> _Work to do_: Without the images, write out the whole listing exactly.

=======

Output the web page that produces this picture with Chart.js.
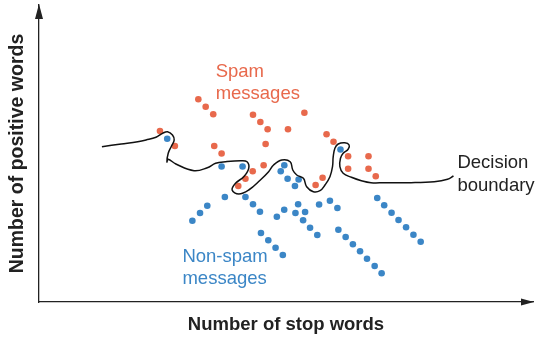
<!DOCTYPE html>
<html>
<head>
<meta charset="utf-8">
<script src="https://cdn.jsdelivr.net/npm/chart.js@4/dist/chart.umd.min.js"></script>
<style>
  html, body { margin: 0; padding: 0; background: #ffffff; }
  #wrap { width: 537px; height: 337px; position: relative; }
</style>
</head>
<body>
<div id="wrap"><canvas id="c"></canvas></div>
<script>
// ---- Data (x = number of stop words, y = number of positive words; arbitrary units) ----
const spamX = [160.3, 167.7, 175.3, 121.7, 136.7, 176.3, 183.7, 215.3, 222.7, 230.0, 250.5, 228.0, 226.0,
               215.0, 207.7, 200.5, 267.0, 289.3, 296.3, 311.0, 331.5, 311.0, 331.5, 338.8, 285.3, 278.3];
const spamY = [202.7, 195.3, 187.7, 171.0, 156.0, 156.0, 148.5, 187.3, 180.0, 172.7, 172.8, 158.0, 136.7,
               130.7, 123.2, 116.0, 189.3, 167.7, 160.3, 145.7, 145.7, 133.3, 133.3, 125.7, 124.2, 117.0];

const hamX = [129.0, 183.7, 204.8, 246.8, 243.2, 250.1, 261.2, 257.5, 303.3,
              187.0, 207.7, 215.3, 222.3, 169.3, 162.0, 154.3,
              260.7, 246.7, 239.3, 258.0, 267.7, 265.7, 272.7, 280.0,
              281.8, 292.7, 300.2, 301.2, 308.5, 315.8, 323.0, 330.0, 337.7, 344.7,
              340.3, 347.3, 354.7, 361.7, 369.3, 376.7, 384.0,
              223.3, 230.7, 238.0, 245.3];
const hamY = [163.3, 135.5, 135.5, 136.8, 130.8, 123.3, 122.5, 116.0, 152.5,
              105.0, 105.0, 97.7, 90.3, 96.3, 89.0, 81.3,
              97.7, 92.3, 85.3, 89.0, 90.0, 81.7, 74.3, 67.0,
              97.5, 101.3, 94.0, 72.3, 65.0, 57.7, 50.7, 43.3, 36.0, 28.7,
              104.0, 96.7, 89.3, 82.0, 74.7, 67.3, 60.3,
              69.0, 61.7, 54.3, 47.0];

// decision boundary (hand-drawn curve) sampled points
const boundaryX = [63.3, 82.7, 99.3, 107.7, 117.7, 124.3, 129.3, 134.3, 136.0, 133.3, 130.0, 128.7, 130.0,
                   137.7, 156.0, 169.3, 177.7, 187.7, 202.7, 209.3, 211.0, 206.0, 197.7, 194.3, 201.0,
                   211.0, 222.7, 231.0, 236.0, 244.3, 252.7, 255.3, 259.3, 266.0, 269.3, 276.0, 282.7,
                   287.7, 292.7, 295.3, 296.0, 297.7, 301.0, 307.7, 312.0, 311.0, 306.0, 303.3, 302.7,
                   306.0, 314.3, 324.3, 334.0, 347.7, 374.3, 397.7, 411.0, 417.0];
const boundaryY = [155.3, 158.0, 160.3, 162.0, 164.7, 168.7, 170.3, 167.0, 162.0, 156.0, 148.7, 140.0, 142.7,
                   138.0, 131.3, 134.3, 138.7, 140.3, 141.3, 140.3, 133.7, 125.3, 118.7, 112.0, 108.0,
                   112.0, 122.0, 130.3, 137.0, 142.0, 140.3, 132.0, 127.0, 123.7, 115.3, 110.3, 111.3,
                   117.0, 125.3, 135.3, 145.3, 153.7, 158.0, 159.3, 157.0, 152.7, 148.7, 143.7, 135.3,
                   128.7, 124.7, 121.3, 119.3, 119.3, 119.3, 120.3, 122.7, 126.0];

const xTitle = 'Number of stop words';
const yTitle = 'Number of positive words';
const spamLabel = ['Spam', 'messages'];
const hamLabel = ['Non-spam', 'messages'];
const boundaryLabel = ['Decision', 'boundary'];

// ---- Styling ----
const RED = '#E8694C';
const BLUE = '#3B86C6';
const INK = '#222222';
const LABEL_FONT = '18.5px "Liberation Sans", Arial, sans-serif';

const toPts = (xs, ys) => xs.map((x, i) => ({ x: x, y: ys[i] }));

// text annotations anchored in data coordinates (left edge, first baseline)
const annotations = [
  { lines: spamLabel, x: 177.7, y: 225.0, color: RED },
  { lines: hamLabel, x: 144.3, y: 40.3, color: BLUE },
  { lines: boundaryLabel, x: 421.0, y: 133.7, color: INK }
];

const labelPlugin = {
  id: 'labels',
  afterDatasetsDraw(chart) {
    const { ctx, scales: { x, y } } = chart;
    ctx.save();
    ctx.font = LABEL_FONT;
    ctx.textAlign = 'left';
    ctx.textBaseline = 'alphabetic';
    annotations.forEach(a => {
      ctx.fillStyle = a.color;
      const px = x.getPixelForValue(a.x);
      const py = y.getPixelForValue(a.y);
      a.lines.forEach((t, i) => ctx.fillText(t, px, py + i * 22.3));
    });
    ctx.restore();
  }
};

const arrowPlugin = {
  id: 'arrows',
  afterDraw(chart) {
    const { ctx, chartArea: ca } = chart;
    ctx.save();
    ctx.fillStyle = INK;
    // y-axis arrow
    const ax = ca.left;
    ctx.beginPath();
    ctx.moveTo(ax, ca.top - 1);
    ctx.lineTo(ax - 4, ca.top + 14);
    ctx.lineTo(ax + 4, ca.top + 14);
    ctx.closePath();
    ctx.fill();
    // x-axis arrow
    const ay = ca.bottom;
    ctx.beginPath();
    ctx.moveTo(ca.right + 1, ay);
    ctx.lineTo(ca.right - 12, ay - 3.5);
    ctx.lineTo(ca.right - 12, ay + 3.5);
    ctx.closePath();
    ctx.fill();
    ctx.restore();
  }
};

new Chart(document.getElementById('c'), {
  type: 'scatter',
  data: {
    datasets: [
      {
        label: 'Decision boundary',
        data: toPts(boundaryX, boundaryY),
        showLine: true,
        borderColor: '#111111',
        borderWidth: 1.5,
        pointRadius: 0,
        tension: 0.4,
        fill: false
      },
      {
        label: 'Spam messages',
        data: toPts(spamX, spamY),
        backgroundColor: RED,
        borderWidth: 0,
        pointRadius: 3.3
      },
      {
        label: 'Non-spam messages',
        data: toPts(hamX, hamY),
        backgroundColor: BLUE,
        borderWidth: 0,
        pointRadius: 3.3
      }
    ]
  },
  options: {
    responsive: true,
    maintainAspectRatio: false,
    animation: false,
    events: [],
    layout: { padding: { top: 5, right: 1, left: 0, bottom: 0 } },
    plugins: { legend: { display: false }, tooltip: { enabled: false } },
    scales: {
      x: {
        type: 'linear', min: 0, max: 497,
        grid: { display: false },
        border: { display: true, color: INK, width: 1.3 },
        ticks: { display: false },
        title: {
          display: true, text: xTitle, color: INK,
          font: { family: '"Liberation Sans", Arial, sans-serif', size: 18.5, weight: 'bold' },
          padding: { top: 0, bottom: 1 }
        },
        afterFit: s => { s.height = 35; }
      },
      y: {
        type: 'linear', min: 0, max: 297,
        grid: { display: false },
        border: { display: true, color: INK, width: 1.3 },
        ticks: { display: false },
        title: {
          display: true, text: yTitle, color: INK,
          font: { family: '"Liberation Sans", Arial, sans-serif', size: 19.5, weight: 'bold' },
          padding: { top: 6, bottom: 0 }
        },
        afterFit: s => { s.width = 39; }
      }
    }
  },
  plugins: [labelPlugin, arrowPlugin]
});
</script>
</body>
</html>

=======

> _Exercise result_:
Output the web page that produces this picture with Chart.js.
<!DOCTYPE html>
<html>
<head>
<meta charset="utf-8">
<script src="https://cdn.jsdelivr.net/npm/chart.js@4/dist/chart.umd.min.js"></script>
<style>
  html, body { margin: 0; padding: 0; background: #ffffff; }
  #wrap { width: 537px; height: 337px; position: relative; }
</style>
</head>
<body>
<div id="wrap"><canvas id="c"></canvas></div>
<script>
// ---- Data (x = number of stop words, y = number of positive words; arbitrary units) ----
const spamX = [160.3, 167.7, 175.3, 121.7, 136.7, 176.3, 183.7, 215.3, 222.7, 230.0, 250.5, 228.0, 226.0,
               215.0, 207.7, 200.5, 267.0, 289.3, 296.3, 311.0, 331.5, 311.0, 331.5, 338.8, 285.3, 278.3];
const spamY = [202.7, 195.3, 187.7, 171.0, 156.0, 156.0, 148.5, 187.3, 180.0, 172.7, 172.8, 158.0, 136.7,
               130.7, 123.2, 116.0, 189.3, 167.7, 160.3, 145.7, 145.7, 133.3, 133.3, 125.7, 124.2, 117.0];

const hamX = [129.0, 183.7, 204.8, 246.8, 243.2, 250.1, 261.2, 257.5, 303.3,
              187.0, 207.7, 215.3, 222.3, 169.3, 162.0, 154.3,
              260.7, 246.7, 239.3, 258.0, 267.7, 265.7, 272.7, 280.0,
              281.8, 292.7, 300.2, 301.2, 308.5, 315.8, 323.0, 330.0, 337.7, 344.7,
              340.3, 347.3, 354.7, 361.7, 369.3, 376.7, 384.0,
              223.3, 230.7, 238.0, 245.3];
const hamY = [163.3, 135.5, 135.5, 136.8, 130.8, 123.3, 122.5, 116.0, 152.5,
              105.0, 105.0, 97.7, 90.3, 96.3, 89.0, 81.3,
              97.7, 92.3, 85.3, 89.0, 90.0, 81.7, 74.3, 67.0,
              97.5, 101.3, 94.0, 72.3, 65.0, 57.7, 50.7, 43.3, 36.0, 28.7,
              104.0, 96.7, 89.3, 82.0, 74.7, 67.3, 60.3,
              69.0, 61.7, 54.3, 47.0];

// decision boundary (hand-drawn curve) sampled points
const boundaryX = [63.3, 82.7, 99.3, 107.7, 117.7, 124.3, 129.3, 134.3, 136.0, 133.3, 130.0, 128.7, 130.0,
                   137.7, 156.0, 169.3, 177.7, 187.7, 202.7, 209.3, 211.0, 206.0, 197.7, 194.3, 201.0,
                   211.0, 222.7, 231.0, 236.0, 244.3, 252.7, 255.3, 259.3, 266.0, 269.3, 276.0, 282.7,
                   287.7, 292.7, 295.3, 296.0, 297.7, 301.0, 307.7, 312.0, 311.0, 306.0, 303.3, 302.7,
                   306.0, 314.3, 324.3, 334.0, 347.7, 374.3, 397.7, 411.0, 417.0];
const boundaryY = [155.3, 158.0, 160.3, 162.0, 164.7, 168.7, 170.3, 167.0, 162.0, 156.0, 148.7, 140.0, 142.7,
                   138.0, 131.3, 134.3, 138.7, 140.3, 141.3, 140.3, 133.7, 125.3, 118.7, 112.0, 108.0,
                   112.0, 122.0, 130.3, 137.0, 142.0, 140.3, 132.0, 127.0, 123.7, 115.3, 110.3, 111.3,
                   117.0, 125.3, 135.3, 145.3, 153.7, 158.0, 159.3, 157.0, 152.7, 148.7, 143.7, 135.3,
                   128.7, 124.7, 121.3, 119.3, 119.3, 119.3, 120.3, 122.7, 126.0];

const xTitle = 'Number of stop words';
const yTitle = 'Number of positive words';
const spamLabel = ['Spam', 'messages'];
const hamLabel = ['Non-spam', 'messages'];
const boundaryLabel = ['Decision', 'boundary'];

// ---- Styling ----
const RED = '#E8694C';
const BLUE = '#3B86C6';
const INK = '#222222';
const LABEL_FONT = '18.5px "Liberation Sans", Arial, sans-serif';

const toPts = (xs, ys) => xs.map((x, i) => ({ x: x, y: ys[i] }));

// text annotations anchored in data coordinates (left edge, first baseline)
const annotations = [
  { lines: spamLabel, x: 177.7, y: 225.0, color: RED },
  { lines: hamLabel, x: 144.3, y: 40.3, color: BLUE },
  { lines: boundaryLabel, x: 421.0, y: 133.7, color: INK }
];

const labelPlugin = {
  id: 'labels',
  afterDatasetsDraw(chart) {
    const { ctx, scales: { x, y } } = chart;
    ctx.save();
    ctx.font = LABEL_FONT;
    ctx.textAlign = 'left';
    ctx.textBaseline = 'alphabetic';
    annotations.forEach(a => {
      ctx.fillStyle = a.color;
      const px = x.getPixelForValue(a.x);
      const py = y.getPixelForValue(a.y);
      a.lines.forEach((t, i) => ctx.fillText(t, px, py + i * 22.3));
    });
    ctx.restore();
  }
};

const arrowPlugin = {
  id: 'arrows',
  afterDraw(chart) {
    const { ctx, chartArea: ca } = chart;
    ctx.save();
    ctx.fillStyle = INK;
    // y-axis arrow
    const ax = ca.left;
    ctx.beginPath();
    ctx.moveTo(ax, ca.top - 1);
    ctx.lineTo(ax - 4, ca.top + 14);
    ctx.lineTo(ax + 4, ca.top + 14);
    ctx.closePath();
    ctx.fill();
    // x-axis arrow
    const ay = ca.bottom;
    ctx.beginPath();
    ctx.moveTo(ca.right + 1, ay);
    ctx.lineTo(ca.right - 12, ay - 3.5);
    ctx.lineTo(ca.right - 12, ay + 3.5);
    ctx.closePath();
    ctx.fill();
    ctx.restore();
  }
};

new Chart(document.getElementById('c'), {
  type: 'scatter',
  data: {
    datasets: [
      {
        label: 'Decision boundary',
        data: toPts(boundaryX, boundaryY),
        showLine: true,
        borderColor: '#111111',
        borderWidth: 1.5,
        pointRadius: 0,
        tension: 0.4,
        fill: false
      },
      {
        label: 'Spam messages',
        data: toPts(spamX, spamY),
        backgroundColor: RED,
        borderWidth: 0,
        pointRadius: 3.3
      },
      {
        label: 'Non-spam messages',
        data: toPts(hamX, hamY),
        backgroundColor: BLUE,
        borderWidth: 0,
        pointRadius: 3.3
      }
    ]
  },
  options: {
    responsive: true,
    maintainAspectRatio: false,
    animation: false,
    events: [],
    layout: { padding: { top: 5, right: 1, left: 0, bottom: 0 } },
    plugins: { legend: { display: false }, tooltip: { enabled: false } },
    scales: {
      x: {
        type: 'linear', min: 0, max: 497,
        grid: { display: false },
        border: { display: true, color: INK, width: 1.3 },
        ticks: { display: false },
        title: {
          display: true, text: xTitle, color: INK,
          font: { family: '"Liberation Sans", Arial, sans-serif', size: 18.5, weight: 'bold' },
          padding: { top: 0, bottom: 1 }
        },
        afterFit: s => { s.height = 35; }
      },
      y: {
        type: 'linear', min: 0, max: 297,
        grid: { display: false },
        border: { display: true, color: INK, width: 1.3 },
        ticks: { display: false },
        title: {
          display: true, text: yTitle, color: INK,
          font: { family: '"Liberation Sans", Arial, sans-serif', size: 19.5, weight: 'bold' },
          padding: { top: 6, bottom: 0 }
        },
        afterFit: s => { s.width = 39; }
      }
    }
  },
  plugins: [labelPlugin, arrowPlugin]
});
</script>
</body>
</html>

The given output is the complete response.